O principal interesse do longa, visualmente, é como o diretor conseguiu mesclar o estilo Noir americano com sua estética neorrealista. Primeiro, o fantasma do pós-guerra assombra todos os personagens, todo o peso que estes dois estilos carregam consigo. Seu marido ser um cientista e conter certa correlação com a produção do gás que matou milhares no holocausto, faz parte de uma ancoragem na realidade. Segundo, a habilidade humanística com qual explora a atuação de Ingrid Bergman que sempre é um espetáculo, principalmente em seu trabalhado com o diretor italiano. A chantagem é feita aos poucos, com belas dosagens, construindo a tensão e o desespero da personagem. A cena final é com certeza o maior exemplo deste feito, em que num corredor completamente sombreado, que as luzes vão se acendendo uma a uma, para que Irene percorrer um trajeto de remorso e dor, que transformam o noir em expressionismo, trazendo sua essência de volta.
            
Em meio a toda essa experimentação estética, que apesar de visualmente sutil, conceitualmente é de extremo interesse. Existe, ainda, uma discussão ética sobre o cuidado com qual um diretor deve abordar algum de seus temas.
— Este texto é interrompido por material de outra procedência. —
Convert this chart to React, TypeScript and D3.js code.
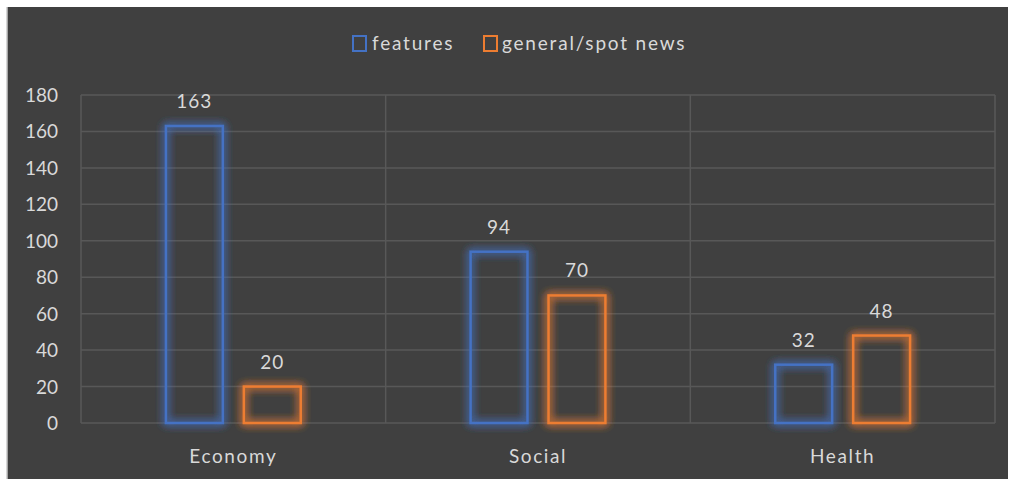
import React from "react";
import * as d3 from "d3";

const categories = ["Economy", "Social", "Health"];
const seriesNames = ["features", "general/spot news"];
const features = [163, 94, 32];
const generalSpotNews = [20, 70, 48];
const yTicks = [0, 20, 40, 60, 80, 100, 120, 140, 160, 180];

const W = 1010;
const H = 479;
const colors = ["#4472c4", "#ed7d31"];
const FONT = "Lato, 'Open Sans', sans-serif";
const TXT = "#d9d9d9";

export default function App() {
  const left = 81, right = 995, top = 95, bottom = 423;
  const x = d3.scaleBand<string>().domain(categories).range([left, right]).paddingInner(0).paddingOuter(0);
  const y = d3.scaleLinear().domain([0, 180]).range([bottom, top]);
  const inner = d3.scaleBand<string>().domain(seriesNames).range([0, x.bandwidth()]).paddingInner(0.27).paddingOuter(1.09);
  const series = [features, generalSpotNews];

  return (
    <svg width={W} height={H} style={{ position: "absolute", left: 0, top: 0 }} fontFamily={FONT}>
      <defs>
        {colors.map((c, i) => (
          <filter id={`glow${i}`} key={i} x="-40%" y="-40%" width="180%" height="180%">
            <feGaussianBlur in="SourceGraphic" stdDeviation="4" result="b" />
            <feComponentTransfer in="b" result="b2">
              <feFuncA type="linear" slope="0.8" />
            </feComponentTransfer>
            <feMerge>
              <feMergeNode in="b2" />
              <feMergeNode in="b2" />
              <feMergeNode in="b2" />
              <feMergeNode in="SourceGraphic" />
            </feMerge>
          </filter>
        ))}
      </defs>
      <rect x={0} y={0} width={W} height={H} fill="#ffffff" />
      <rect x={7} y={7} width={1001} height={H - 7} fill="#404040" />
      <line x1={7} x2={7} y1={7} y2={H} stroke="#c8c8c8" strokeWidth={1.5} />
      {yTicks.map((t) => (
        <g key={t}>
          <line x1={left} x2={right} y1={y(t)} y2={y(t)} stroke="#585858" strokeWidth={1.5} />
          <text x={58} y={y(t) + 7} textAnchor="end" fill={TXT} fontSize={19}>{t}</text>
        </g>
      ))}
      {[...categories.map((c) => x(c)!), right].map((v, i) => (
        <line key={i} x1={v} x2={v} y1={top} y2={bottom} stroke="#585858" strokeWidth={1.5} />
      ))}
      {categories.map((c, ci) => (
        <g key={c}>
          {seriesNames.map((s, si) => {
            const v = series[si][ci];
            const bx = x(c)! + inner(s)!;
            const bw = inner.bandwidth();
            return (
              <g key={s}>
                <rect x={bx} y={y(v)} width={bw} height={bottom - y(v)} fill="none" stroke={colors[si]} strokeWidth={2.5} filter={`url(#glow${si})`} />
                <text x={bx + bw / 2} y={y(v) - 18} textAnchor="middle" fill={TXT} fontSize={19} letterSpacing={1}>{v}</text>
              </g>
            );
          })}
          <text x={x(c)! + x.bandwidth() / 2} y={463} textAnchor="middle" fill={TXT} fontSize={19} letterSpacing={1.6}>{c}</text>
        </g>
      ))}
      <g>
        <rect x={353} y={36} width={13} height={15} fill="none" stroke={colors[0]} strokeWidth={2} />
        <text x={372} y={50} fill={TXT} fontSize={19} letterSpacing={1.8}>{seriesNames[0]}</text>
        <rect x={484} y={36} width={13} height={15} fill="none" stroke={colors[1]} strokeWidth={2} />
        <text x={502} y={50} fill={TXT} fontSize={19} letterSpacing={1.8}>{seriesNames[1]}</text>
      </g>
    </svg>
  );
}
É inevitável a relação de sua história com o momento da vida de Ingrid Bergman, que havia deixado seu marido e filhos nos Estados Unidos e partido com sua nova paixão, o diretor Roberto Rossellini. No país americano, ela havia sido estigmatizada por tal escolha, relacionando todo esse processo como uma traição. Sabendo que este filme foi realizado já quando o relacionamento dos dois estava para terminar, Rossellini parece empurrar um remorso, uma culpa à personagem que Bergman realiza, de forma que parece indulgente. Talvez pior, talvez pareça algo que ele precisasse que ela sentisse.
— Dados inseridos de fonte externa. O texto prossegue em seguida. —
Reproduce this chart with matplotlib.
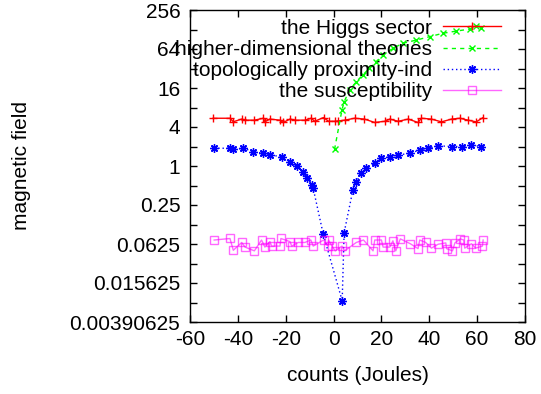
import numpy as np
import matplotlib
matplotlib.use('Agg')
import matplotlib.pyplot as plt
from matplotlib.ticker import FixedLocator, FixedFormatter, NullFormatter

plt.rcParams['font.family'] = ['Liberation Sans', 'DejaVu Sans']
plt.rcParams['font.size'] = 15
plt.rcParams['axes.unicode_minus'] = False

# the Higgs sector
higgs_x = [-50.3, -43.3, -41.9, -38.4, -37.0, -33.1, -29.3, -28.7, -26.6, -22.4,
           -21.0, -18.2, -16.0, -12.0, -9.3, -7.9, -4.2, -2.1, 0.7, 1.8,
           4.6, 8.8, 12.9, 17.2, 21.4, 23.5, 27.0, 31.2, 35.3, 36.7,
           40.9, 45.1, 49.3, 52.8, 56.2, 59.6, 62.5]
higgs_y = [5.46, 5.46, 4.82, 5.3, 5.1, 5.1, 5.46, 4.82, 5.3, 5.1,
           4.7, 5.3, 5.1, 5.1, 5.46, 4.9, 5.6, 4.9, 4.9, 4.96,
           5.1, 5.46, 5.3, 4.7, 4.9, 5.3, 4.9, 5.3, 4.7, 5.46,
           5.3, 4.8, 5.3, 5.46, 5.1, 4.8, 5.6]

# higher-dimensional theories
hdt_x = [0.4, 3.5, 4.4, 6.7, 9.5, 12.2, 15.0, 17.8, 20.6, 24.8,
         29.0, 34.6, 40.1, 45.7, 51.3, 57.0, 59.5, 61.8]
hdt_y = [1.8, 7.3, 9.8, 14.9, 20.0, 25.4, 32.3, 40.8, 51.8, 65.6,
         78.5, 88.0, 99.0, 112.0, 121.0, 130.0, 145.0, 136.0]

# topologically proximity-ind
topo_x = [-49.9, -43.3, -42.0, -37.7, -33.5, -29.3, -26.5, -21.7, -18.2, -15.4,
          -12.7, -10.9, -9.2, -8.5, -4.3, 3.6, 4.4, 8.1, 9.5, 11.6,
          13.7, 17.2, 20.0, 23.5, 27.0, 31.9, 36.1, 39.5, 43.7, 49.3,
          53.5, 57.6, 61.8]
topo_y = [1.88, 1.88, 1.8, 1.88, 1.66, 1.57, 1.48, 1.39, 1.17, 1.0,
          0.82, 0.66, 0.51, 0.45, 0.088, 0.0083, 0.093, 0.43, 0.57, 0.77,
          0.92, 1.1, 1.31, 1.39, 1.48, 1.57, 1.77, 1.88, 2.05, 2.0,
          2.0, 2.1, 2.0]

# the susceptibility
sus_x = [-49.9, -43.3, -41.9, -38.4, -37.0, -33.1, -30.1, -28.7, -26.6, -25.9,
         -22.4, -22.0, -18.2, -17.5, -14.8, -12.0, -9.5, -8.5, -4.2, -2.4,
         -2.1, -0.7, 0.7, 3.5, 4.6, 9.5, 12.5, 16.5, 17.2, 20.0,
         20.7, 23.5, 24.8, 26.0, 27.9, 32.1, 35.3, 36.0, 38.5, 40.9,
         43.7, 46.9, 47.2, 49.7, 50.7, 53.0, 54.4, 54.8, 57.6, 59.4,
         62.2, 62.5]
sus_y = [0.072, 0.076, 0.050, 0.066, 0.056, 0.049, 0.072, 0.056, 0.068, 0.058,
         0.058, 0.076, 0.068, 0.058, 0.066, 0.066, 0.072, 0.058, 0.072, 0.058,
         0.072, 0.058, 0.049, 0.058, 0.049, 0.066, 0.072, 0.049, 0.072, 0.072,
         0.056, 0.056, 0.070, 0.049, 0.075, 0.063, 0.053, 0.072, 0.066, 0.054,
         0.062, 0.065, 0.053, 0.049, 0.065, 0.075, 0.072, 0.054, 0.063, 0.054,
         0.058, 0.072]

ytick_vals = [2.0 ** e for e in range(-8, 9, 2)]
ytick_labels = ['%g' % v for v in ytick_vals]
yminor_vals = [2.0 ** e for e in range(-7, 8, 2)]

fig = plt.figure(figsize=(5.41, 3.94), dpi=100)
ax = fig.add_axes([190 / 541, 72 / 394, 335 / 541, 312 / 394])

ax.plot(higgs_x, higgs_y, color='#ff0000', lw=1, marker='+', ms=6, mew=1,
        label='the Higgs sector')
ax.plot(hdt_x, hdt_y, color='#00ff00', lw=1, ls=(0, (3, 3)), marker='x', ms=5, mew=1,
        label='higher-dimensional theories')
ax.plot(topo_x, topo_y, color='#0000ff', lw=1, ls=(0, (1, 2)), marker=(8, 2, 0), ms=6, mew=1,
        label='topologically proximity-ind')
ax.plot(sus_x, sus_y, color='#ff00ff', lw=1, alpha=0.6, marker='s', ms=6, mew=1,
        mfc='none', mec='#ff00ff', label='the susceptibility')

ax.set_yscale('log', base=2)
ax.set_ylim(2.0 ** -8, 2.0 ** 8)
ax.set_xlim(-60, 80)
ax.set_xticks(np.arange(-60, 81, 20))
ax.yaxis.set_major_locator(FixedLocator(ytick_vals))
ax.yaxis.set_major_formatter(FixedFormatter(ytick_labels))
ax.yaxis.set_minor_locator(FixedLocator(yminor_vals))
ax.yaxis.set_minor_formatter(NullFormatter())
ax.xaxis.set_minor_locator(FixedLocator([]))

ax.tick_params(which='both', direction='in', top=True, right=True, width=1, length=5)
ax.tick_params(axis='y', pad=7)
ax.tick_params(axis='x', pad=6)
for s in ax.spines.values():
    s.set_linewidth(1)

ax.set_xlabel('counts (Joules)')
ax.set_ylabel('magnetic field')
ax.xaxis.set_label_coords(0.5, -0.14)
ax.yaxis.set_label_coords(-0.475, 0.5)

leg = ax.legend(loc='upper right', bbox_to_anchor=(0.928, 0.972), frameon=False,
                markerfirst=False, handlelength=2.8, handletextpad=0.5,
                labelspacing=0.1, borderpad=0, numpoints=1, borderaxespad=0)

fig.savefig('out.png', dpi=100)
            Deve-se ressaltar, em contrapartida, que o que trago não é uma afronta aos diretores que produzem obras pessoais e que expressam a própria experiência dos mesmos. Muito pelo contrário, acho que seja inevitável falar de qualquer outra coisa que não sua própria experiência. Só denoto um cuidado com qual se põe certas questões sobre os atores, sobre sua relação com o tema. Hong Sang-Soo recentemente em On The Beach Alone at Night fez praticamente a mesma coisa que o diretor, porém em circunstancias mais cuidadosas, mais elaboradas. Além de que devo ainda salientar que não se deve, em hipótese alguma, produzir um comentário sobre o estado psíquico de um artista a partir de sua obra, pois qualquer obra faz atravessar pulsões de vida que fazem parte de um agenciamento, o que denota uma conjunção de sujeitos e não de uma única pessoa, ou seja, do que adianta dizer que Kafka tinha problemas com o pai? As pessoas querem mesmo resumir uma obra ao um comentário sobre o estado psicólogo do artista?  Como nos atuais casos em que procuram explorar nas obras de Harvey Weinstein, após as recentes acusações, tons de machismo e estupro.  Ou, ainda, em casos mais controversos analisar os filmes de Hitchcock numa perspectiva de alguém que perseguia suas atrizes ou os filmes de Woody Allen a partir da pedofilia e abuso sexual. (ressalto apenas que não pretendo com isso defende-los também, apenas usei como exemplo de que é algo desnecessário)

De qualquer modo, O Medo consegue ser um filme interessante, um suspense bem realizado, um drama do pós-guerra, o retrato de um relacionamento que se destrói por chantagens, realizações indiretas, culpa e desespero. O medo que a personagem vive não é apenas para com o conhecimento de seu marido sobre o seu caso extraconjugal, mas, de fato, o medo para com o que a culpa irá levar a fazer, a extrema culpa, quase uma culpa católica. É de extremo interesse que se faz esta conjunção de gêneros do pós-guerra, o noir e o neorrealismo, extraindo o que há de interessante nestas formas para produzir um intenso e triste longa.
            
Conclui-se, portanto, que, para além dos bastidores e de suas implicações éticas, O Medo é um filme que segue a estética Neorrealista do diretor que se modifica pouco a pouco, se tornando cada vez mais moderna, aqui, então realizada uma bela mescla entre o Noir Americano e o próprio estilo mais dramático, humanista de Rossellini.